I wrote about the strange and kind of wonderful My Name is Julia Ross (1945) yesterday but kept mulling over its terrific imagery today, so wanted to offer you this to give you a small taste of its weird, creepy-fun vibe. And I ask again: why didn’t more film noir have female protagonists? They inevitably spiced up the genre beautifully.

My name is Julia Ross

What doesn’t this movie have? Cockney housemaids, creepy English country homes with secret passageways, a black cat, a mysterious back story … and all packed into a tidy 65 minutes of Hollywood movie time. Some people call this film noir, but it’s weirder than that — it’s horror, it’s gothic, it’s melodrama.

And did I mention it’s streaming on YouTube? The perfect thing for a late-night movie:

And when you watch it, pay careful attention to the first ten minutes and tell me what you think. I can’t believe this got past the censors at the time.

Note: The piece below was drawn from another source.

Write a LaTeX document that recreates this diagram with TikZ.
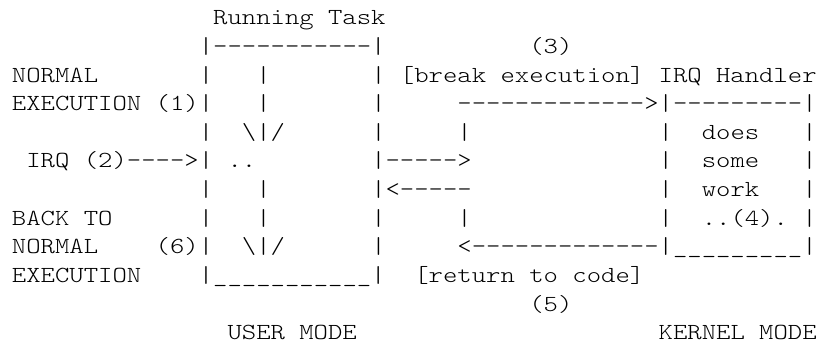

Julia Ross has just come in after looking for a job all day, and has a conversation with the maid who cleans her dreary boarding house. If things aren’t already bad enough, she finds a wedding invitation in the mail from a man who clearly used to be sweet on her — why, the housemaid thought for sure Julia would make him forget about that other girl. Oh well.

Cockney housemaid: If you ain’t aiming too high, I know plenty of places where you can get a job like mine. [Julia looks distressed at the notion of being a maid.] But I suppose a fine lady like you was trained for something better.

Julia Ross, looking stricken: The doctor says I’ve got to be careful for a few months.

Maid: Oh. My sister had her “appendix” out, too. She were scrubbing and cleaning the very next week.

Julia: Does it bother her now?

Maid: Nothing bothers her now. She’s dead. But it wasn’t good, honest work that killed her.

Now, tell me: is this a coded conversation about an abortion? Sure sounds that way to me.